───── Data records ─────

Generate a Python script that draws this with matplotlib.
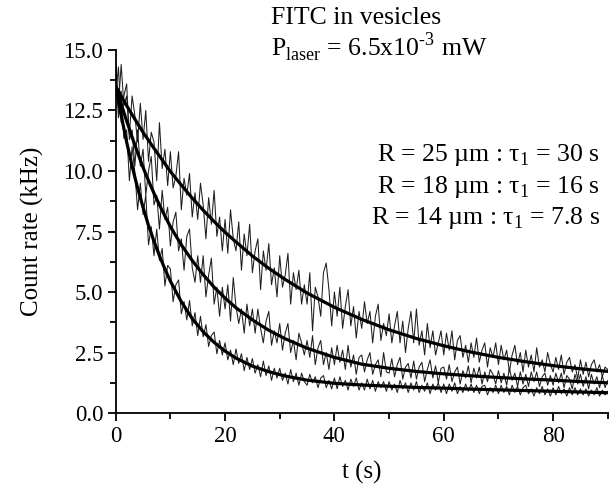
import numpy as np
import matplotlib
matplotlib.use('Agg')
import matplotlib.pyplot as plt
from matplotlib.ticker import MultipleLocator

plt.rcParams['font.family'] = ['Liberation Serif', 'DejaVu Serif']
plt.rcParams['mathtext.fontset'] = 'custom'
plt.rcParams['mathtext.rm'] = 'Liberation Serif'

# ===== raw traces (one sample every 0.5 s, 0 .. 90 s) =====
t_trace = np.arange(181) * 0.5

trace_25um = [
    14.4, 12.7, 14.4, 12.7, 13.1, 11.5, 13.1, 12.3, 11.2, 12.8,
    11.3, 12.5, 10.4, 11.6, 11.2, 9.6, 12.0, 10.1, 10.9, 9.4,
    10.8, 9.3, 9.8, 10.8, 8.4, 9.7, 9.0, 9.9, 8.1, 9.1,
    8.0, 9.5, 8.6, 7.2, 8.9, 7.8, 9.2, 7.3, 8.1, 6.7,
    8.0, 6.6, 8.4, 7.2, 6.7, 7.9, 5.9, 7.4, 6.5, 7.8,
    5.8, 6.7, 7.2, 5.1, 6.7, 5.9, 7.0, 5.3, 6.0, 4.8,
    6.5, 5.2, 5.7, 6.6, 4.5, 5.8, 5.1, 5.9, 4.5, 5.3,
    4.5, 5.8, 3.4, 5.2, 4.8, 4.0, 5.8, 6.2, 5.1, 3.6,
    5.0, 4.0, 5.2, 3.5, 4.4, 5.1, 3.6, 4.4, 3.1, 4.2,
    3.5, 4.6, 3.7, 4.2, 2.9, 4.0, 4.5, 3.0, 3.7, 3.2,
    4.1, 2.9, 3.6, 4.2, 2.9, 3.8, 2.5, 3.5, 4.2, 2.9,
    4.3, 2.8, 3.4, 2.4, 3.7, 2.7, 3.4, 2.4, 2.9, 3.4,
    2.4, 3.3, 2.6, 3.4, 2.2, 3.0, 3.2, 2.3, 2.8, 2.1,
    2.9, 2.3, 3.1, 2.1, 2.6, 2.9, 1.9, 2.7, 2.3, 2.9,
    2.0, 2.8, 2.2, 2.6, 1.7, 2.4, 2.8, 2.0, 2.5, 1.7,
    2.6, 1.9, 2.4, 1.7, 2.7, 1.9, 2.2, 1.7, 2.5, 2.0,
    1.7, 2.3, 1.8, 2.4, 1.6, 2.1, 2.3, 1.7, 2.0, 1.4,
    2.2, 1.6, 2.1, 1.5, 2.0, 2.2, 1.7, 2.0, 1.5, 1.9, 1.8,
]

trace_18um = [
    13.1, 14.3, 12.0, 13.1, 13.6, 11.3, 11.7, 10.2, 11.7, 10.2,
    10.9, 9.0, 10.0, 10.6, 8.6, 9.0, 7.6, 9.2, 8.0, 8.5,
    6.9, 7.9, 8.3, 6.7, 7.2, 5.9, 7.3, 7.6, 6.0, 5.4,
    6.5, 5.4, 6.5, 4.8, 5.7, 6.4, 4.5, 5.2, 4.0, 5.2,
    4.3, 5.3, 3.8, 5.6, 4.4, 3.7, 4.3, 3.3, 4.5, 3.6,
    4.3, 3.3, 4.3, 3.5, 2.9, 3.8, 4.2, 2.8, 3.4, 2.9,
    3.7, 2.6, 3.3, 3.7, 2.5, 3.0, 2.2, 3.3, 2.9, 2.4,
    3.0, 2.3, 3.2, 2.0, 2.7, 3.0, 2.0, 2.5, 1.8, 2.7,
    2.0, 2.8, 2.1, 2.6, 1.8, 2.8, 1.9, 2.4, 1.6, 2.3,
    2.4, 1.7, 2.2, 2.5, 1.6, 2.0, 2.2, 1.5, 2.5, 1.7,
    1.65, 2.25, 1.5, 2.0, 2.3, 1.4, 1.9, 2.05, 1.45, 2.15,
    1.4, 1.9, 2.1, 1.3, 1.8, 2.2, 1.45, 1.95, 1.25, 1.85,
    1.9, 1.4, 2.0, 1.3, 1.7, 1.9, 1.2, 1.75, 1.45, 1.95,
    1.25, 1.85, 1.45, 1.9, 1.2, 1.7, 1.3, 1.8, 1.6, 1.2,
    1.75, 1.25, 1.65, 1.15, 1.85, 1.35, 1.65, 1.1, 1.7, 1.2,
    1.6, 1.1, 1.7, 1.3, 1.7, 1.1, 1.5, 1.65, 1.15, 1.55,
    1.15, 1.65, 1.25, 1.65, 1.05, 1.55, 1.4, 1.0, 1.6, 1.2,
    1.6, 1.1, 1.5, 1.0, 1.6, 1.2, 1.5, 1.05, 1.55, 1.05, 1.35,
]

trace_14um = [
    14.3, 12.2, 13.3, 11.35, 11.7, 9.6, 11.0, 9.95, 8.4, 9.5,
    8.2, 9.0, 6.95, 7.7, 6.5, 7.6, 6.3, 6.8, 5.25, 6.1,
    5.95, 4.6, 5.3, 5.5, 4.1, 4.6, 3.85, 4.65, 3.6, 4.15,
    3.2, 4.0, 3.15, 3.65, 2.75, 3.2, 3.35, 2.45, 3.0, 2.4,
    2.9, 2.2, 2.6, 2.0, 2.65, 2.05, 2.45, 1.75, 2.3, 1.8,
    2.25, 1.65, 2.0, 1.5, 2.15, 1.55, 1.95, 1.35, 1.85, 1.45,
    1.85, 1.35, 1.65, 1.2, 1.8, 1.3, 1.65, 1.15, 1.65, 1.3,
    1.15, 1.6, 1.25, 1.5, 1.05, 1.45, 1.55, 1.05, 1.35, 1.0,
    1.45, 1.0, 1.5, 1.1, 1.35, 0.95, 1.4, 1.1, 1.45, 0.95,
    1.25, 0.95, 1.4, 1.0, 1.35, 0.9, 1.3, 1.05, 1.3, 0.9,
    1.3, 0.95, 1.2, 0.85, 1.35, 1.0, 1.25, 0.85, 1.25, 0.95,
    1.3, 0.85, 1.15, 0.9, 1.25, 0.8, 1.2, 0.95, 1.25, 0.85,
    1.2, 0.8, 1.2, 0.9, 1.25, 0.8, 1.1, 0.85, 1.2, 0.9,
    1.2, 0.85, 1.15, 0.8, 1.1, 1.15, 0.75, 1.05, 0.85, 1.15,
    0.8, 1.15, 0.85, 1.1, 0.75, 1.15, 0.85, 1.1, 0.75, 1.05,
    1.15, 0.8, 1.0, 0.7, 1.05, 0.8, 1.1, 0.75, 1.0, 0.7,
    1.05, 0.75, 1.1, 0.8, 1.0, 0.7, 1.05, 0.75, 1.05, 0.75,
    1.0, 0.75, 1.0, 0.7, 0.95, 0.75, 1.05, 0.7, 0.95, 0.75, 0.9,
]

# ===== fitted curves =====
t_fit = [0, 1, 2, 3, 4, 5, 6, 7, 8, 9, 10, 12, 14, 16, 18, 20, 22, 25, 28, 31,
         35, 40, 45, 50, 55, 60, 65, 70, 75, 80, 85, 90]
fit_25um = [13.5, 13.1, 12.7, 12.33, 11.96, 11.6, 11.27, 10.94, 10.62, 10.3,
            9.98, 9.42, 8.88, 8.38, 7.91, 7.47, 7.07, 6.49, 5.98, 5.52,
            4.96, 4.37, 3.87, 3.44, 3.08, 2.78, 2.52, 2.30, 2.12, 1.96, 1.83, 1.72]
fit_18um = [13.5, 12.77, 12.07, 11.4, 10.76, 10.15, 9.6, 9.08, 8.6, 8.14,
            7.7, 6.95, 6.3, 5.72, 5.2, 4.75, 4.35, 3.85, 3.42, 3.07,
            2.68, 2.3, 2.02, 1.85, 1.72, 1.62, 1.54, 1.47, 1.41, 1.36, 1.30, 1.25]
fit_14um = [13.5, 12.3, 11.2, 10.2, 9.3, 8.5, 7.75, 7.1, 6.5, 5.95,
            5.45, 4.6, 3.9, 3.36, 2.92, 2.56, 2.27, 1.94, 1.71, 1.53,
            1.36, 1.23, 1.16, 1.11, 1.06, 1.03, 0.99, 0.96, 0.93, 0.90, 0.87, 0.84]

labels = ['R = 25 µm : τ$_{\\rm 1}$ = 30 s',
          'R = 18 µm : τ$_{\\rm 1}$ = 16 s',
          'R = 14 µm : τ$_{\\rm 1}$ = 7.8 s']

fig = plt.figure(figsize=(6.09, 4.90), dpi=100)
ax = fig.add_axes([0.19, 0.157, 0.808, 0.741])

# noisy raw traces
for tr in (trace_25um, trace_18um, trace_14um):
    ax.plot(t_trace, tr, color='#1e1e1e', lw=0.75)
# fits on top
for ft in (fit_25um, fit_18um, fit_14um):
    ax.plot(t_fit, ft, color='black', lw=2.3, solid_capstyle='round')

ax.set_xlim(0, 90)
ax.set_ylim(0, 15)
ax.xaxis.set_major_locator(MultipleLocator(20))
ax.xaxis.set_minor_locator(MultipleLocator(10))
ax.yaxis.set_major_locator(MultipleLocator(2.5))
ax.yaxis.set_minor_locator(MultipleLocator(1.25))
ax.yaxis.set_major_formatter(matplotlib.ticker.FormatStrFormatter('%.1f'))
ax.spines['top'].set_visible(False)
ax.spines['right'].set_visible(False)
for s in ('left', 'bottom'):
    ax.spines[s].set_linewidth(1.3)
ax.tick_params(which='major', direction='out', length=6, width=1.3, labelsize=16.5, pad=3)
ax.tick_params(which='minor', direction='out', length=4, width=1.3)

ax.set_xlabel('t (s)', fontsize=18, labelpad=10)
ax.set_ylabel('Count rate (kHz)', fontsize=18, labelpad=14)

fig.text(271 / 609, 1 - 18 / 490, 'FITC in vesicles', fontsize=18.5, va='center', ha='left')
fig.text(271 / 609, 1 - 47 / 490, 'P$_{\\rm laser}$ = 6.5x10$^{\\rm \u20103}$ mW',
         fontsize=18.5, va='center', ha='left')
for i, lab in enumerate(labels):
    fig.text(600 / 609, 1 - (155 + 31.5 * i) / 490, lab, fontsize=18.5, va='center', ha='right')

fig.savefig('out.png', dpi=100)
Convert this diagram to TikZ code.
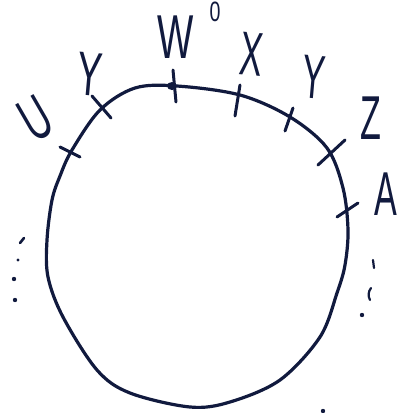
\documentclass[tikz,border=0pt]{standalone}
\usepackage{fontspec}
\setmainfont{Liberation Sans}
\definecolor{ink}{HTML}{111A3E}
\tikzset{
  pen/.style={draw=ink, line width=3.2pt, line cap=round, line join=round},
  tickmark/.style={draw=ink, line width=3pt, line cap=round},
  letter/.style={text=ink, inner sep=0pt, font=\fontsize{62}{62}\selectfont},
  speck/.style={fill=ink, draw=none}
}
\begin{document}
\begin{tikzpicture}[x=1pt,y=-1pt]
\useasboundingbox (0,0) rectangle (399,413);
\fill[white] (0,0) rectangle (399,413);
% the circle
\draw[pen] plot[smooth cycle, tension=0.55] coordinates {
 (177,86) (240,95) (290,117) (327,148) (343,188) (348,230) (345,265)
 (337,293) (320,337) (280,380) (230,402) (190,407) (130,393) (97,370)
 (63,317) (48,277) (47,240) (52,200) (60,176) (72,150) (100,110) (135,88)};
% tick marks
\coordinate (u1) at (60,147); \coordinate (u2) at (80,157);
\coordinate (v1) at (92,96);  \coordinate (v2) at (111,118);
\coordinate (w1) at (173,70); \coordinate (w2) at (176,102);
\coordinate (x1) at (240,85); \coordinate (x2) at (235,116);
\coordinate (y1) at (293,108); \coordinate (y2) at (285,131);
\coordinate (z1) at (345,140); \coordinate (z2) at (318,165);
\coordinate (a1) at (358,203); \coordinate (a2) at (337,217);
\draw[tickmark] (u1) -- (u2);
\draw[tickmark] (v1) -- (v2);
\draw[tickmark] (w1) -- (w2);
\draw[tickmark] (x1) -- (x2);
\draw[tickmark] (y1) -- (y2);
\draw[tickmark] (z1) -- (z2);
\draw[tickmark] (a1) -- (a2);
\fill[ink] (172,86) ellipse (5pt and 4pt);
% labels
\node[letter, rotate=30] (U) at (36,119) {\scalebox{0.6}[1]{U}};
\node[letter, rotate=-5] (Yl) at (90,74) {\scalebox{0.6}[1]{Y}};
\node[letter] (W) at (176,37) {\scalebox{0.62}[1]{W}};
\node[text=ink, inner sep=0pt, font=\fontsize{28}{28}\selectfont] (O) at (215,12) {\scalebox{0.7}[1]{0}};
\node[letter, rotate=-5] (X) at (252,54) {\scalebox{0.55}[1]{X}};
\node[letter, rotate=-5] (Yr) at (314,77) {\scalebox{0.55}[1]{Y}};
\node[letter] (Z) at (371,118) {\scalebox{0.55}[1]{Z}};
\node[letter] (A) at (386,194) {\scalebox{0.55}[1]{A}};
% dots
\draw[ink, line width=2.6pt, line cap=round] (20,243) -- (24,238);
\fill[speck] (18,260) circle (1.6pt);
\fill[speck] (14,279) circle (2.2pt);
\fill[speck] (15,300) circle (2.2pt);
\draw[ink, line width=2.2pt, line cap=round] (373,260) -- (374,268);
\draw[ink, line width=2.2pt, line cap=round] (371,288) .. controls (368,292) and (368,296) .. (370,300);
\fill[speck] (362,315) circle (2.2pt);
\fill[speck] (323,411) circle (2.2pt);
\end{tikzpicture}
\end{document}
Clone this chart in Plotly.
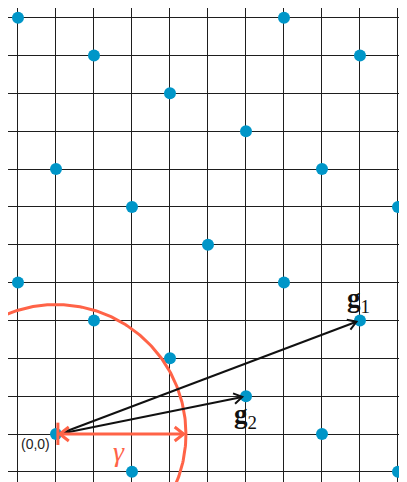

─────

Problem statement ▸
From the entries above, copy every line containing the word "matplotlib".

Task answer ▸
Generate a Python script that draws this with matplotlib.
import matplotlib
matplotlib.use('Agg')
import matplotlib.pyplot as plt
from matplotlib.ticker import MultipleLocator
ax.yaxis.set_major_formatter(matplotlib.ticker.FormatStrFormatter('%.1f'))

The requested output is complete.